Co można zrobić za 50 tysięcy? Kupić i postawić ławki, zadbać o zieleń miejską, wzbogacić wyposażenie placu zabaw czy też zorganizować festyn.

Budżet partycypacyjny ma znaleźć się w przyszłym „normalnym” budzecie Karpacza. Ustalanie, na co zostanie wydany, rozpocznie się już wkrótce na zebraniach. Jak mówi zastępca burmistrza Karpacza Ryszard Rzepczyński, propozycje zgłoszone przez obywateli zostaną ocenione pod względem finansowym. Chodzi o dokonanie przybliżonego kosztorysu. Na kolejnych zebraniach ludzie zadecydują, co zostanie zrobione bądź zorganizowane za 50 tysięcy dla ich okręgu.

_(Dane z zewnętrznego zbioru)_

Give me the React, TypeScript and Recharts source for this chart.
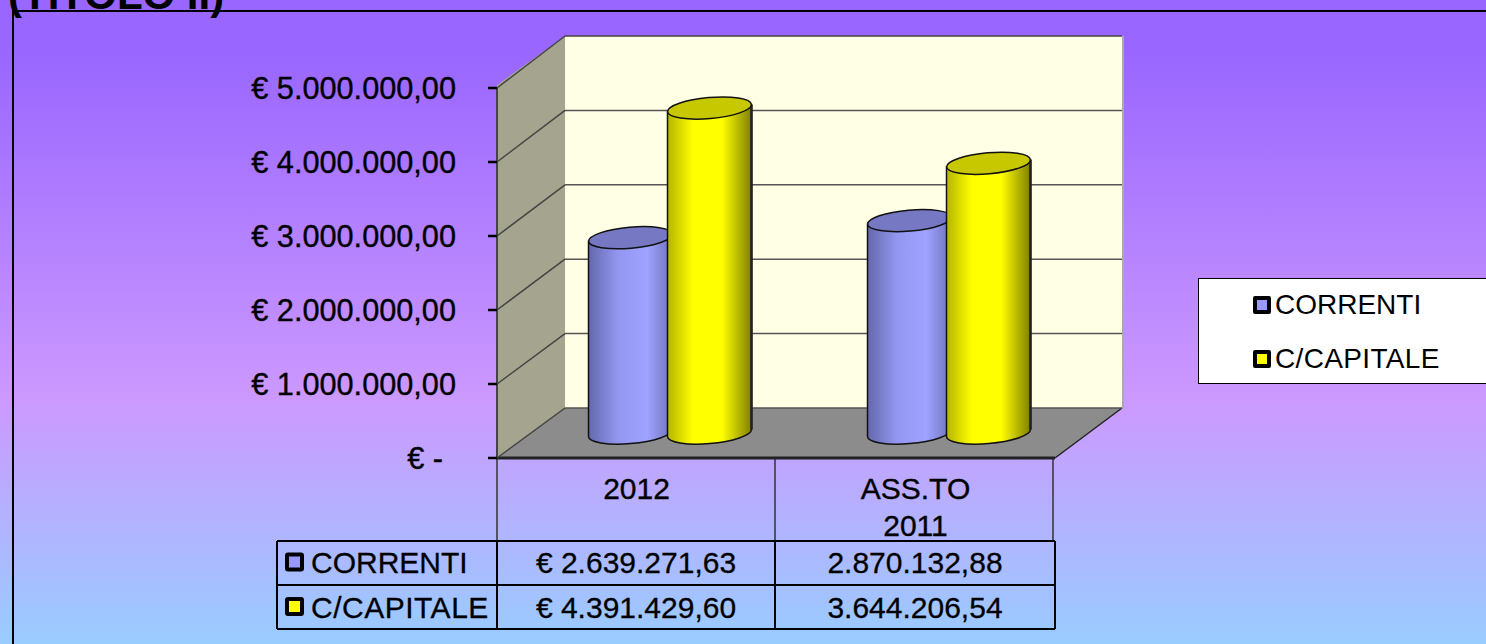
import React from "react"
import { BarChart, Bar, XAxis, YAxis, CartesianGrid, Legend } from "recharts"

const categories = ["2012", "ASS.TO 2011"]
const correnti = [2639271.63, 2870132.88]
const capitale = [4391429.6, 3644206.54]
const yTicks = [0, 1000000, 2000000, 3000000, 4000000, 5000000]
const seriesNames = ["CORRENTI", "C/CAPITALE"]
const seriesColors = ["#9999ff", "#ffff00"]

const rows = categories.map((name, i) => ({ name, correnti: correnti[i], capitale: capitale[i] }))

const FONT = "'Liberation Sans', Arial, sans-serif"

// the 3D look: the back wall sits up and to the right of the front axis
const DEPTH_X = 68
const DEPTH_Y = 50
const BAR_DX = 33.5
const BAR_DY = 25

const fmt = (v: number) =>
  v.toFixed(2).replace(".", ",").replace(/\B(?=(\d{3})+(?!\d))/g, ".")

function Cylinder(props: any) {
  const { x, y, width, height, dark, id } = props
  const cx = x + BAR_DX + width / 2
  const rx = width / 2
  const ry = 10.5
  const tilt = 3.5
  const top = y - BAR_DY
  const bottom = y + height - BAR_DY
  const l = cx - rx
  const r = cx + rx
  return (
    <g>
      <path
        d={`M${l},${top + tilt} L${l},${bottom + tilt} A${rx},${ry} -5 0 0 ${r},${bottom - tilt} L${r},${top - tilt} Z`}
        fill={`url(#${id})`}
        stroke="#111"
        strokeWidth={1.5}
      />
      <line x1={r} y1={top - tilt} x2={r} y2={bottom - tilt} stroke="#222" strokeWidth={2.5} />
      <ellipse cx={cx} cy={top} rx={rx} ry={ry} fill={dark} stroke="#111" strokeWidth={1.5} transform={`rotate(-5 ${cx} ${top})`} />
    </g>
  )
}

function YTick({ y, payload }: any) {
  const v = payload.value
  return (
    <g>
      <line x1={497} y1={y} x2={497 + DEPTH_X} y2={y - DEPTH_Y - (458 - y) * 0.0054} stroke="#444" strokeWidth={1.5} />
      <text x={v === 0 ? 443 : 456} y={y + 11} textAnchor="end" fontFamily={FONT} fontSize={30.7} fill="#000" stroke="#000" strokeWidth={0.35}>
        {v === 0 ? "€ -" : `€ ${fmt(v)}`}
      </text>
    </g>
  )
}

function XTick({ x, payload }: any) {
  const parts = String(payload.value).split(" ")
  return (
    <text textAnchor="middle" fontFamily={FONT} fontSize={30} fill="#000" stroke="#000" strokeWidth={0.35}>
      {parts.map((p: string, i: number) => (
        <tspan key={p} x={x} y={499 + i * 37}>
          {p}
        </tspan>
      ))}
    </text>
  )
}

function LegendBox() {
  return (
    <div style={{ width: 288, height: 106, background: "#fff", border: "1.5px solid #000", borderRight: "none", boxSizing: "border-box", position: "relative", fontFamily: FONT, fontSize: 28, color: "#000" }}>
      {seriesNames.map((s, i) => (
        <div key={s} style={{ position: "absolute", left: 54, top: 9 + i * 54, display: "flex", alignItems: "center", lineHeight: "34px", letterSpacing: i === 1 ? 0.35 : 0 }}>
          <span style={{ width: 18, height: 18, boxSizing: "border-box", border: "4px solid #000", borderRadius: 2, background: seriesColors[i], marginRight: 4 }} />
          {s}
        </div>
      ))}
    </div>
  )
}

function DataTable() {
  const xs = [277, 497, 775, 1055]
  const ys = [541, 585, 629]
  return (
    <g>
      {[497, 775, 1053].map((x) => (
        <line key={x} x1={x} y1={458} x2={x} y2={541} stroke="#333" strokeWidth={1.5} />
      ))}
      {xs.map((x) => (
        <line key={x} x1={x} y1={541} x2={x} y2={629} stroke="#000" strokeWidth={2} />
      ))}
      {ys.map((y) => (
        <line key={y} x1={277} y1={y} x2={1055} y2={y} stroke="#000" strokeWidth={2} />
      ))}
      {seriesNames.map((s, i) => {
        const vals = i === 0 ? correnti : capitale
        const y = 573 + i * 44.5
        return (
          <g key={s} fontFamily={FONT} fontSize={30} fill="#000" stroke="#000" strokeWidth={0.3}>
            <rect x={287} y={y - 18.5} width={15} height={15} fill={seriesColors[i]} stroke="#000" strokeWidth={4} rx={1} />
            <text x={311} y={y} letterSpacing={i === 1 ? 0.5 : 0}>{s}</text>
            <text x={636} y={y} textAnchor="middle">{`€ ${fmt(vals[0])}`}</text>
            <text x={915} y={y} textAnchor="middle">{fmt(vals[1])}</text>
          </g>
        )
      })}
    </g>
  )
}

export default function App() {
  return (
    <div
      style={{
        position: "absolute",
        left: 0,
        top: 0,
        width: 1486,
        height: 644,
        overflow: "hidden",
        background: "linear-gradient(180deg, #9966ff 0%, #9966ff 8%, #cc99ff 62%, #99ccff 100%)",
      }}
    >
      <svg width={1486} height={644} style={{ position: "absolute", left: 0, top: 0 }}>
        <polygon points="565,36 1122,36 1122,408 565,408" fill="#ffffe6" />
        <polygon points="497,85 565,36 565,408 497,458" fill="#a5a58f" />
        <polygon points="497,458 565,408 1122,408 1055,458" fill="#8c8c8c" />
        <line x1={565} y1={36} x2={1122} y2={36} stroke="#444" strokeWidth={1.5} />
        <line x1={1123} y1={36} x2={1123} y2={408} stroke="#aaa" strokeWidth={2} />
        <line x1={1055} y1={458} x2={1122} y2={408} stroke="#222" strokeWidth={1.5} />
      </svg>
      <div style={{ position: "absolute", left: 0, top: 0 }}>
        <BarChart
          width={1486}
          height={644}
          data={rows}
          barSize={84}
          barGap={-5}
          margin={{ top: 88, right: 431, bottom: 0, left: 0 }}
        >
          <defs>
            <linearGradient id="cylBlue" x1="0" x2="1" y1="0" y2="0">
              <stop offset="0" stopColor="#6468ad" />
              <stop offset="0.35" stopColor="#9397f0" />
              <stop offset="0.7" stopColor="#a0a3ff" />
              <stop offset="1" stopColor="#6c70b8" />
            </linearGradient>
            <linearGradient id="cylYellow" x1="0" x2="1" y1="0" y2="0">
              <stop offset="0" stopColor="#b5b500" />
              <stop offset="0.3" stopColor="#ffff00" />
              <stop offset="0.65" stopColor="#ffff00" />
              <stop offset="1" stopColor="#7f7f00" />
            </linearGradient>
          </defs>

          <text x={8} y={9} fontFamily={FONT} fontWeight="bold" fontSize={42} fill="#000">(TITOLO II)</text>
          <line x1={12} y1={11} x2={1486} y2={11} stroke="#000" strokeWidth={2} />
          <line x1={13} y1={10} x2={13} y2={644} stroke="#000" strokeWidth={2} />

          {/* grid lines live on the back wall, so they get the wall's own y positions */}
          <CartesianGrid
            x={565}
            width={557}
            vertical={false}
            stroke="#555"
            strokeWidth={1.5}
            horizontalPoints={yTicks.slice(0, 5).map((v) => 408 - (v / 5000000) * 372)}
          />

          <XAxis
            dataKey="name"
            height={186}
            interval={0}
            tick={<XTick />}
            tickLine={false}
            axisLine={{ stroke: "#222", strokeWidth: 3 }}
          />
          <YAxis
            width={497}
            domain={[0, 5000000]}
            ticks={yTicks}
            tick={<YTick />}
            tickSize={9}
            tickLine={{ stroke: "#000", strokeWidth: 2.5 }}
            axisLine={{ stroke: "#444", strokeWidth: 2 }}
          />

          <Bar dataKey="correnti" name={seriesNames[0]} fill={seriesColors[0]} isAnimationActive={false}
            shape={(p: any) => <Cylinder {...p} id="cylBlue" dark="#7678c4" />} />
          <Bar dataKey="capitale" name={seriesNames[1]} fill={seriesColors[1]} isAnimationActive={false}
            shape={(p: any) => <Cylinder {...p} id="cylYellow" dark="#c8c800" />} />

          <DataTable />
          <Legend
            layout="vertical"
            align="center"
            verticalAlign="middle"
            wrapperStyle={{ left: 1198, top: 278, width: 288, height: 106 }}
            content={<LegendBox />}
          />
        </BarChart>
      </div>
    </div>
  )
}
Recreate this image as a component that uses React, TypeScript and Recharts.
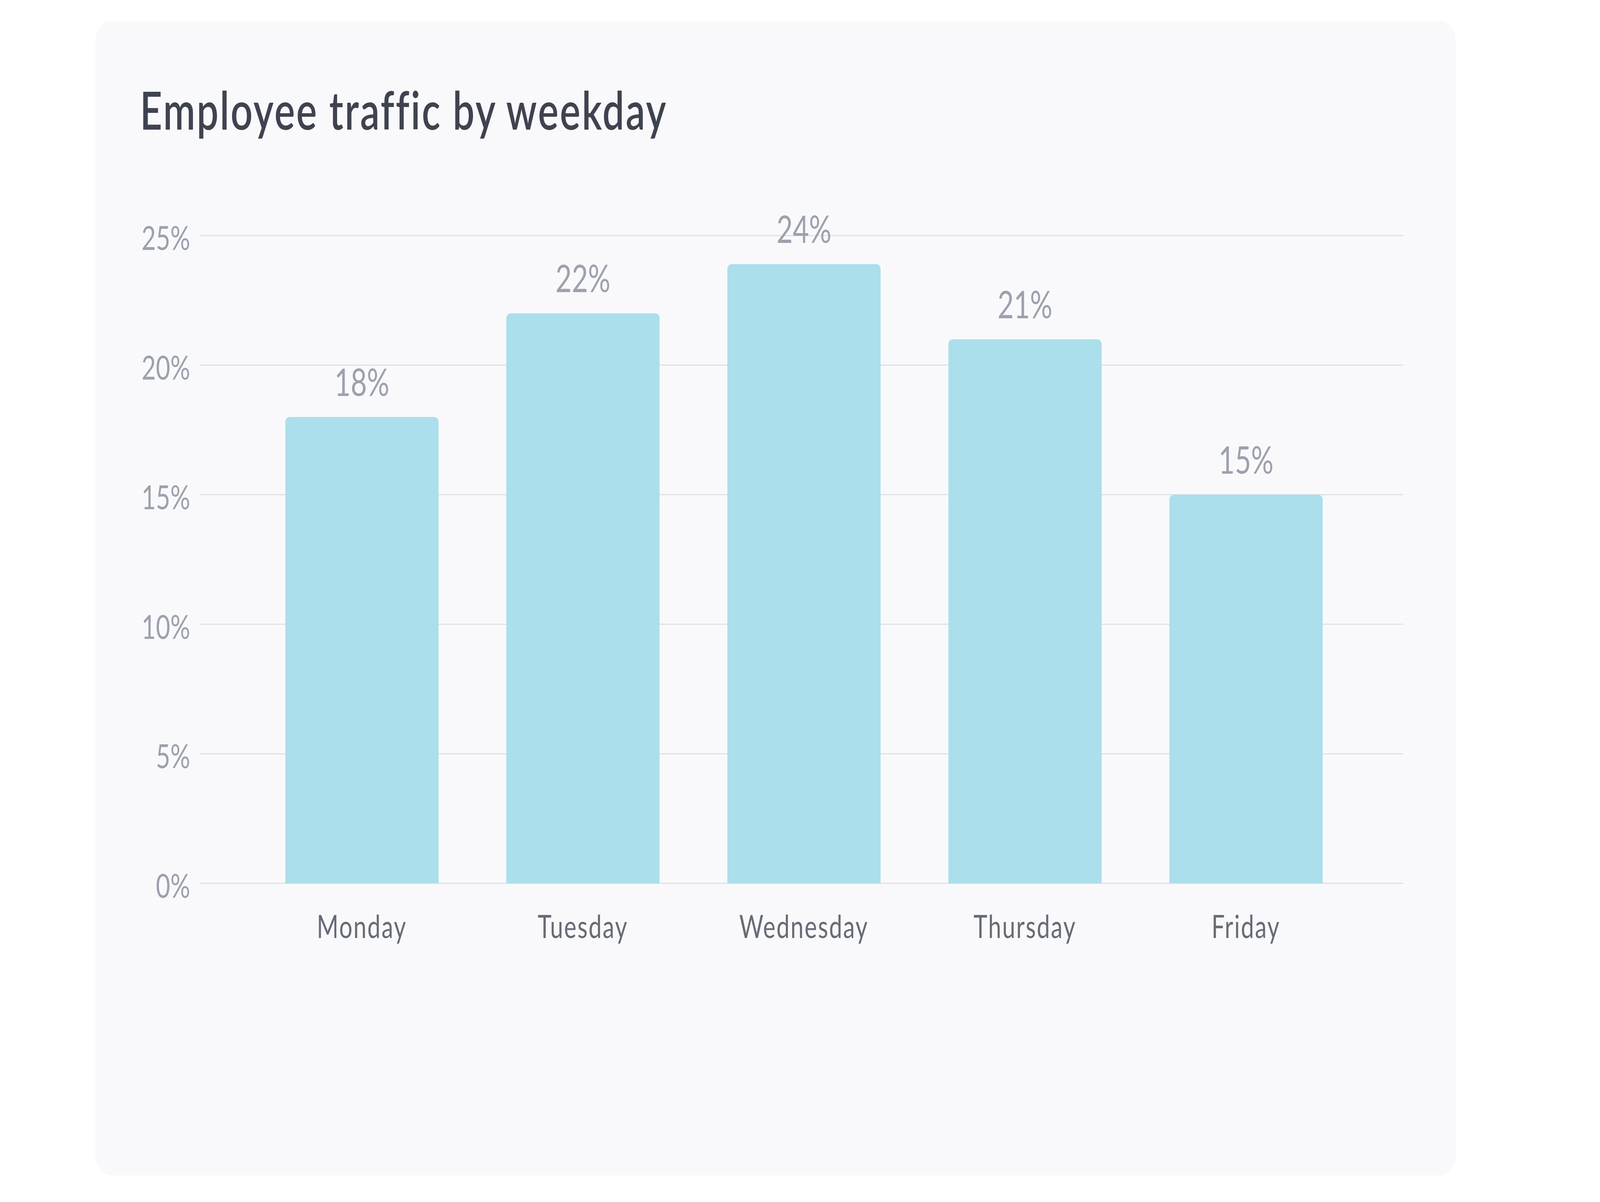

Pomysł budżetu partcypacyjnego Ryszard Rzepczyński znalazł w Brazylii, gdzie sprawdził się w miastach Sao Paolo i Porto Alegre. Ludzie nie protestowali później przeciwo czemuś, co sami postanowili, a przede wszystkim – poczuli się współdecydentami o publicznych pieniądzach. Dla zastępcy burmistrza to bardzo dobry i namacalny przykład budowy społeczeństwa obywatelskiego. Inna sprawa, że władze miasta, planując wielkie, strategiczne inwestycje, mogą nie dostrzegać potrzeb, wymagających znacznie niższych, wręcz drobnych nakładów.

- Przez dwadzieścia lat swojego istnienia samorząd lokalny stał się samorządem dla siebie, a nie dla mieszkańców, więc pora włączyć ludzi do bezpośredniego decydowania – mówi Ryszard Rzepczyński.